__TASK__
From the line with "Convert this chart to matplotlib code." to the line with "610, 570, 620]", both included, repeat each line exactly and leave out the pictures.

__SOURCE DATA__
━━━

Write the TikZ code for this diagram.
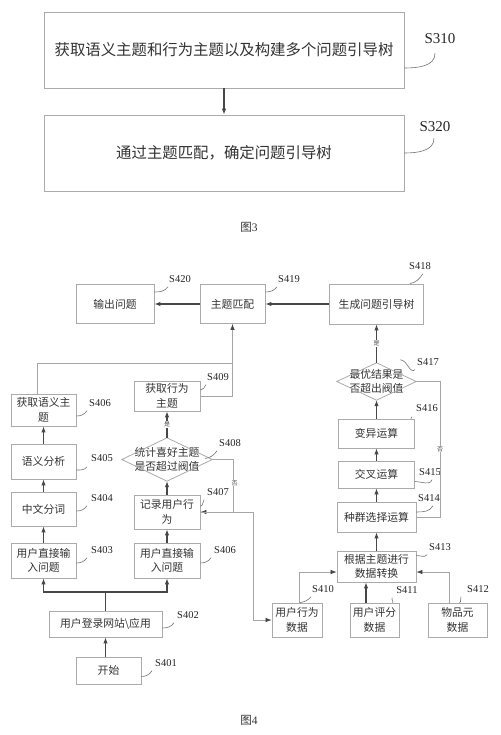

━━━

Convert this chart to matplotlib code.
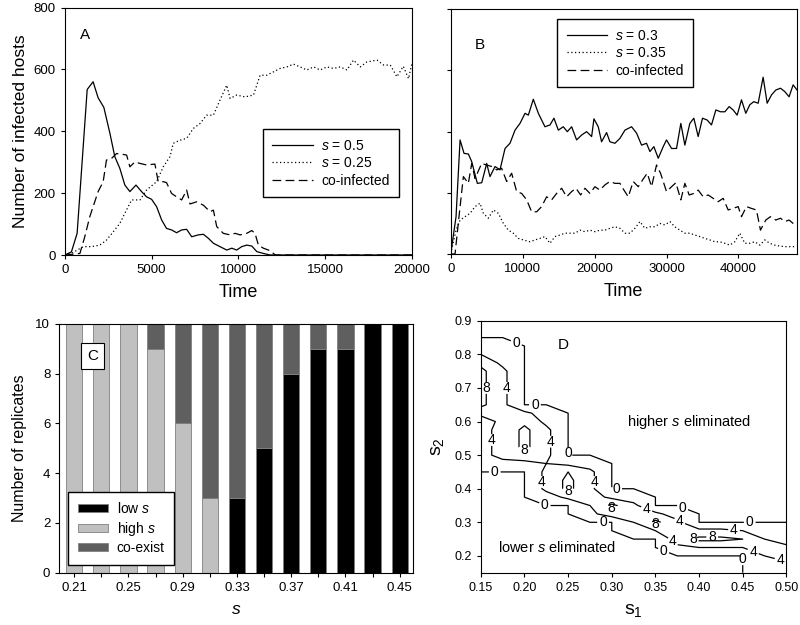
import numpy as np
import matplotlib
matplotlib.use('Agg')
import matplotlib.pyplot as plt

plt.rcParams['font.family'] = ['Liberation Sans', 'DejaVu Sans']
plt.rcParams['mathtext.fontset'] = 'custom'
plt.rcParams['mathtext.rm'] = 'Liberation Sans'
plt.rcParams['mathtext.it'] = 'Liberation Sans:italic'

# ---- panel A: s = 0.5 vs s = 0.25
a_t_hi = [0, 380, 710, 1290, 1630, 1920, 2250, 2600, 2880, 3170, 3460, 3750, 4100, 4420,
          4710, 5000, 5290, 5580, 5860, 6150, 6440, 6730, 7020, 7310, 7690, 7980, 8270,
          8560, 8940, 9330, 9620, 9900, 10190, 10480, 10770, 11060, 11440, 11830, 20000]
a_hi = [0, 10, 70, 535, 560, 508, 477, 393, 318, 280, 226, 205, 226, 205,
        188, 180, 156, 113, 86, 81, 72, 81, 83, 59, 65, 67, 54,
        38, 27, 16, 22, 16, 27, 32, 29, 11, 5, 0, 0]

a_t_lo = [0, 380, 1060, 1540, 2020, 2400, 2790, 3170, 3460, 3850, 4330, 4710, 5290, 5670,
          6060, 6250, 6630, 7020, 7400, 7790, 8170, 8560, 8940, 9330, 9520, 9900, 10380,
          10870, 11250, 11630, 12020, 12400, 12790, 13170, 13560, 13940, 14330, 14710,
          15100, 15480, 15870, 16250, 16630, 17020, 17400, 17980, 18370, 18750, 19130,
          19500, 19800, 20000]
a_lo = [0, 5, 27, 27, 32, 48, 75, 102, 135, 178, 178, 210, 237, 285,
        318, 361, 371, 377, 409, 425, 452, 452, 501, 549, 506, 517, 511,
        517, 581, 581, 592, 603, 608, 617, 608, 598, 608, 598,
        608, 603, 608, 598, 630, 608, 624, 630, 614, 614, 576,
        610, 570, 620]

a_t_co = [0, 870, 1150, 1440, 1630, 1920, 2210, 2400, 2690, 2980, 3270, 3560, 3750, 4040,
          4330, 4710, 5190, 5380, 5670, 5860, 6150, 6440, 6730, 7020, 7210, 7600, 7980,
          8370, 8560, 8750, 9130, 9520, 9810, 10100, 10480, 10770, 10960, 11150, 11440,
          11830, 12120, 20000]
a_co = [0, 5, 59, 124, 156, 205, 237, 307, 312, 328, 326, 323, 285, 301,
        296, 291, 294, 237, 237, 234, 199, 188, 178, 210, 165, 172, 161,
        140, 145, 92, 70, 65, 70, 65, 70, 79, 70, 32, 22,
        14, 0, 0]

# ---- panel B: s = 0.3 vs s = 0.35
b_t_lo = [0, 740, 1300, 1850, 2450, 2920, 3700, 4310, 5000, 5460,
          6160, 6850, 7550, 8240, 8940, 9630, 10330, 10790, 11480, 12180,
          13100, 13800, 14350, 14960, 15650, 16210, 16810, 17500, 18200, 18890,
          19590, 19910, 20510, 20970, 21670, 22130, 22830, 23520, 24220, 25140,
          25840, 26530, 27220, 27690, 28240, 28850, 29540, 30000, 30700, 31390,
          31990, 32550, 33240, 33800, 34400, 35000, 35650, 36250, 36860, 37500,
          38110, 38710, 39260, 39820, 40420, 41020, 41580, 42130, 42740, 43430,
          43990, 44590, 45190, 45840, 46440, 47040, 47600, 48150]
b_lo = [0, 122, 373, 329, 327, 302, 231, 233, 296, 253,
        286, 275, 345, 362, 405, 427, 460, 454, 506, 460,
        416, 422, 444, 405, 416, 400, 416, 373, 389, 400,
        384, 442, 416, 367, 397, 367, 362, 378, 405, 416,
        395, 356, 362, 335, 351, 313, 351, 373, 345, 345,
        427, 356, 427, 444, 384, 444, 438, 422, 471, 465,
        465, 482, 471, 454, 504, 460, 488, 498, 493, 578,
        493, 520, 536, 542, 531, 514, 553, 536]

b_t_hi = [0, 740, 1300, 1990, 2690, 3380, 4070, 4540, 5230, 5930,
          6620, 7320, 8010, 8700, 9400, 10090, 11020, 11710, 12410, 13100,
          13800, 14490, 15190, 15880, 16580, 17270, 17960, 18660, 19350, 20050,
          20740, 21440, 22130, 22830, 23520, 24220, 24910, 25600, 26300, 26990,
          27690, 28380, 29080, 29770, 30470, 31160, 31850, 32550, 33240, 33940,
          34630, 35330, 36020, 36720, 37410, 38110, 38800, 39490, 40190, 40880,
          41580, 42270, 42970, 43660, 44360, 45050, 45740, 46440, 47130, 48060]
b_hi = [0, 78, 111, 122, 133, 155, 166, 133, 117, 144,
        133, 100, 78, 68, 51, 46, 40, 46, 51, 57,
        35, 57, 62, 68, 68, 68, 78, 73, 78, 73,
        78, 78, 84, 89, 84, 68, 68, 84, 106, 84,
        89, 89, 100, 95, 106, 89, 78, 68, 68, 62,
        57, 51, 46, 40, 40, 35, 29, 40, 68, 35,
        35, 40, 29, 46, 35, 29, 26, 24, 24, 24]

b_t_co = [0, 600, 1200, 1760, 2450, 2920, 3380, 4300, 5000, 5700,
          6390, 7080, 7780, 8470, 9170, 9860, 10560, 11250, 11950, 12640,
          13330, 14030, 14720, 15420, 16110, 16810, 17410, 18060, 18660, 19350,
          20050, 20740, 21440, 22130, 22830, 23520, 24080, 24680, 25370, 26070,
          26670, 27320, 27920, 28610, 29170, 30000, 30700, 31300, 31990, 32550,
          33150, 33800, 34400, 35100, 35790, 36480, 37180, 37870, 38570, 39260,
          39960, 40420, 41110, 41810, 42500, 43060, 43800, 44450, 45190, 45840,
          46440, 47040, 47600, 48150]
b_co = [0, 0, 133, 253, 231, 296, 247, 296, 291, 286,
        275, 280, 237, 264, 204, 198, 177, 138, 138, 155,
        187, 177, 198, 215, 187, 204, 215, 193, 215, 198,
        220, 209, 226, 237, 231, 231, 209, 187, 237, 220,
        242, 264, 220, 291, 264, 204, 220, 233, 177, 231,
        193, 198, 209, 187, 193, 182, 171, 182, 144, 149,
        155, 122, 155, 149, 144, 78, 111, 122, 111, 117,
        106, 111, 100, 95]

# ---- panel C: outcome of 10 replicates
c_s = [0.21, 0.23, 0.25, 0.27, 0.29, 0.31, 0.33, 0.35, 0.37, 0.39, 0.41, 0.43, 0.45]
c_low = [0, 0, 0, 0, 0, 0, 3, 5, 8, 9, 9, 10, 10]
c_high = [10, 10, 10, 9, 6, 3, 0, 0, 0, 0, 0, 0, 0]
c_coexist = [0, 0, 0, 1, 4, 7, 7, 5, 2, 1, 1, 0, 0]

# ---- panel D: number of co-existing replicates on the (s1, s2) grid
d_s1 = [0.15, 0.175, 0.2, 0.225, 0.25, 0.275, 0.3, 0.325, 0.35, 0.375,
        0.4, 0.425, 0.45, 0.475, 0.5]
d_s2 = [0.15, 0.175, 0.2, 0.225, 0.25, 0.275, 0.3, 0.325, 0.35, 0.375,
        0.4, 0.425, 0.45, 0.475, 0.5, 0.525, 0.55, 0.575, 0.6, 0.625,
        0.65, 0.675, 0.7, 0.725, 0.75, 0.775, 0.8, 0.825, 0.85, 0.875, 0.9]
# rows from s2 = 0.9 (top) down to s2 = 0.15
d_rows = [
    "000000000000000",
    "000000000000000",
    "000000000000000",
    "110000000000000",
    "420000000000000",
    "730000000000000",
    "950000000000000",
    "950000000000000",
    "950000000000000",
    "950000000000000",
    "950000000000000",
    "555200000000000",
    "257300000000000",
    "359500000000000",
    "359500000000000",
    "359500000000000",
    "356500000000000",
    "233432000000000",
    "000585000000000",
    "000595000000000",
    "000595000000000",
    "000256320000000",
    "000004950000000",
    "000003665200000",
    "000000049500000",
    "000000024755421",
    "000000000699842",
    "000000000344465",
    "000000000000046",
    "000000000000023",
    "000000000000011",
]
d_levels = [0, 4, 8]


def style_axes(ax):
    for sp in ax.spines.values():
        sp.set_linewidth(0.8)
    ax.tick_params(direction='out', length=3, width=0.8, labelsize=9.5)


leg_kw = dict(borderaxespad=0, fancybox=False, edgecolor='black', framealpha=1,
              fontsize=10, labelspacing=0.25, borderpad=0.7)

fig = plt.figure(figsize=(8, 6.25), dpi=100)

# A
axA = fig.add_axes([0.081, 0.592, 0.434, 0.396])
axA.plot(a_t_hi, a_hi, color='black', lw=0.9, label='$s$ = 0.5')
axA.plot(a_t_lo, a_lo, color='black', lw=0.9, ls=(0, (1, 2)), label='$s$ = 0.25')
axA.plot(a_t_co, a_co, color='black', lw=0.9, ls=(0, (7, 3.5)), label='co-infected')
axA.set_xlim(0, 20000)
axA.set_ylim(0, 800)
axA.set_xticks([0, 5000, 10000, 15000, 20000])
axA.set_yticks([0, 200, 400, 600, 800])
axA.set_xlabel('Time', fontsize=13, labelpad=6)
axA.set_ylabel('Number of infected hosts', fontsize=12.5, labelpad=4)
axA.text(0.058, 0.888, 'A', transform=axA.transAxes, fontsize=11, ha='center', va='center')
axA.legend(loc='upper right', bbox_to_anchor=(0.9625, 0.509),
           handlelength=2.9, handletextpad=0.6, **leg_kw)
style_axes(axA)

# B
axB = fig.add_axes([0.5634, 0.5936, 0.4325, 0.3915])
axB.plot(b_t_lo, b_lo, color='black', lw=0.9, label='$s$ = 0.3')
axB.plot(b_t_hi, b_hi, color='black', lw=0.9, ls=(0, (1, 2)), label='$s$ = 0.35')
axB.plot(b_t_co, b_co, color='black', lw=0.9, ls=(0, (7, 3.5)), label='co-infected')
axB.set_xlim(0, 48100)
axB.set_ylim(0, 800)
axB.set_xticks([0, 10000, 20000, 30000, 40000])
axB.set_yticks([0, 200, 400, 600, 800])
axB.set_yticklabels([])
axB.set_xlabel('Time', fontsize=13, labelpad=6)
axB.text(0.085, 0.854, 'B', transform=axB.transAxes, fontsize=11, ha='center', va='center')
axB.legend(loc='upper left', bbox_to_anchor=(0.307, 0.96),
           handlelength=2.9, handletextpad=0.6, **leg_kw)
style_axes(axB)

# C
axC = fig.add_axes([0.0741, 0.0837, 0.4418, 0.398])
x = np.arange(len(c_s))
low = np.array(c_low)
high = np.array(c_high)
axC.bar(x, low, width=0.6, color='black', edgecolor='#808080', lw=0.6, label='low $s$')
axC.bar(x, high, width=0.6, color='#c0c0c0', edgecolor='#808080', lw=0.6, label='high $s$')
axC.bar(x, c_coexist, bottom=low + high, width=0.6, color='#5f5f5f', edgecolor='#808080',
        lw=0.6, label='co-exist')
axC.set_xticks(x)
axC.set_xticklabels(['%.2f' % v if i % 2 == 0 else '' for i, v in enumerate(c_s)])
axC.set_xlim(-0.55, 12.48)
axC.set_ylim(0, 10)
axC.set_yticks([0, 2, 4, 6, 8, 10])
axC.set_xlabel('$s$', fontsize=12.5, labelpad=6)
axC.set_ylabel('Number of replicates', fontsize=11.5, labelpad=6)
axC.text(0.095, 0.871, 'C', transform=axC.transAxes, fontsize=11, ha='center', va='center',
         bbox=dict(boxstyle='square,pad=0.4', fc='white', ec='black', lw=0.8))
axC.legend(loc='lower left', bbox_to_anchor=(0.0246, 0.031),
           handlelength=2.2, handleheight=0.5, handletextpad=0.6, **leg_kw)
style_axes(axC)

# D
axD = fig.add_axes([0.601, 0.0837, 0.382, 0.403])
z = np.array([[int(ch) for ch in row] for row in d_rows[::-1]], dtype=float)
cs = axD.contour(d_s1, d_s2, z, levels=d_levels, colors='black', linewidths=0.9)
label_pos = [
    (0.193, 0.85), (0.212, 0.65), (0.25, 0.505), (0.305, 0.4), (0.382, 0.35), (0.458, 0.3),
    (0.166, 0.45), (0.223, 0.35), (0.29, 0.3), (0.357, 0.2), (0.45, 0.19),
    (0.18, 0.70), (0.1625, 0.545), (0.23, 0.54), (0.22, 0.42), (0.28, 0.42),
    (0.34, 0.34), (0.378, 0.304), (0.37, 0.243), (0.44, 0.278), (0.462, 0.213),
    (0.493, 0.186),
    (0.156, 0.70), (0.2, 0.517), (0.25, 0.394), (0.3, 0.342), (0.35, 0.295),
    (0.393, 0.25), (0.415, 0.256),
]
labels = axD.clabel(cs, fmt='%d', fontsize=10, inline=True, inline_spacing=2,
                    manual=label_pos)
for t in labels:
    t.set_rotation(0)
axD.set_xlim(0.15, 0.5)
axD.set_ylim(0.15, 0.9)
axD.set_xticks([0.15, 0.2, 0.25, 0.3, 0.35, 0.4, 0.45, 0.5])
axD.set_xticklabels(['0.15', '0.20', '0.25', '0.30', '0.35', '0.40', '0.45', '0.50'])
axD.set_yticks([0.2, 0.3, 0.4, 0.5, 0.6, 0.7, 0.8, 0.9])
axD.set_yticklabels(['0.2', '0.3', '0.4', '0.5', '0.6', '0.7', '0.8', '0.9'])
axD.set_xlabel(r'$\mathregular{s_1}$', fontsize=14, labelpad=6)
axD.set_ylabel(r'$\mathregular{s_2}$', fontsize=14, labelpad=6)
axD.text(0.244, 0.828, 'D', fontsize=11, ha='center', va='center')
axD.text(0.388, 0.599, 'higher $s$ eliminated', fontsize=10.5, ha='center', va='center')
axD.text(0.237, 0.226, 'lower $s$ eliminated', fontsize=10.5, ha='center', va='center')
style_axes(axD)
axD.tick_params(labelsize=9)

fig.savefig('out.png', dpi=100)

━━━

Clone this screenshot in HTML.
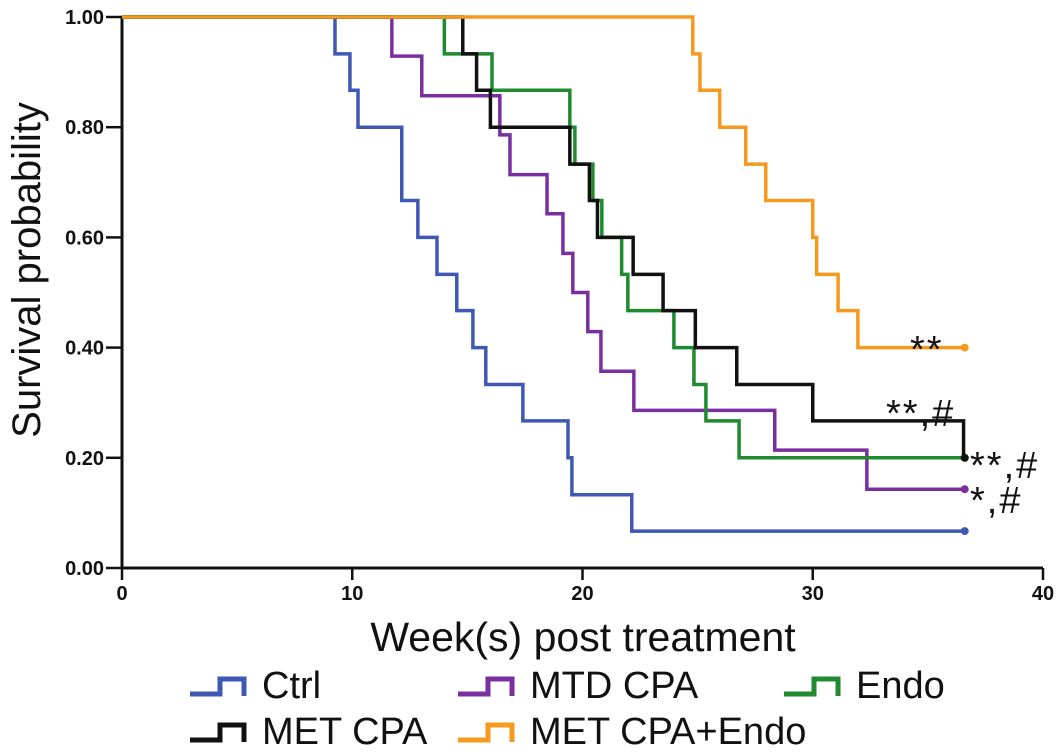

━━━

__WRITTEN ANSWER__
Convert this chart to matplotlib code.
import numpy as np
import matplotlib
matplotlib.use('Agg')
import matplotlib.pyplot as plt

plt.rcParams['font.family'] = ['Liberation Sans', 'DejaVu Sans']
plt.rcParams['mathtext.fontset'] = 'custom'
plt.rcParams['mathtext.rm'] = 'Liberation Sans'
plt.rcParams['mathtext.it'] = 'Liberation Sans:italic'

# ---- panel A: s = 0.5 vs s = 0.25
a_t_hi = [0, 380, 710, 1290, 1630, 1920, 2250, 2600, 2880, 3170, 3460, 3750, 4100, 4420,
          4710, 5000, 5290, 5580, 5860, 6150, 6440, 6730, 7020, 7310, 7690, 7980, 8270,
          8560, 8940, 9330, 9620, 9900, 10190, 10480, 10770, 11060, 11440, 11830, 20000]
a_hi = [0, 10, 70, 535, 560, 508, 477, 393, 318, 280, 226, 205, 226, 205,
        188, 180, 156, 113, 86, 81, 72, 81, 83, 59, 65, 67, 54,
        38, 27, 16, 22, 16, 27, 32, 29, 11, 5, 0, 0]

a_t_lo = [0, 380, 1060, 1540, 2020, 2400, 2790, 3170, 3460, 3850, 4330, 4710, 5290, 5670,
          6060, 6250, 6630, 7020, 7400, 7790, 8170, 8560, 8940, 9330, 9520, 9900, 10380,
          10870, 11250, 11630, 12020, 12400, 12790, 13170, 13560, 13940, 14330, 14710,
          15100, 15480, 15870, 16250, 16630, 17020, 17400, 17980, 18370, 18750, 19130,
          19500, 19800, 20000]
a_lo = [0, 5, 27, 27, 32, 48, 75, 102, 135, 178, 178, 210, 237, 285,
        318, 361, 371, 377, 409, 425, 452, 452, 501, 549, 506, 517, 511,
        517, 581, 581, 592, 603, 608, 617, 608, 598, 608, 598,
        608, 603, 608, 598, 630, 608, 624, 630, 614, 614, 576,
        610, 570, 620]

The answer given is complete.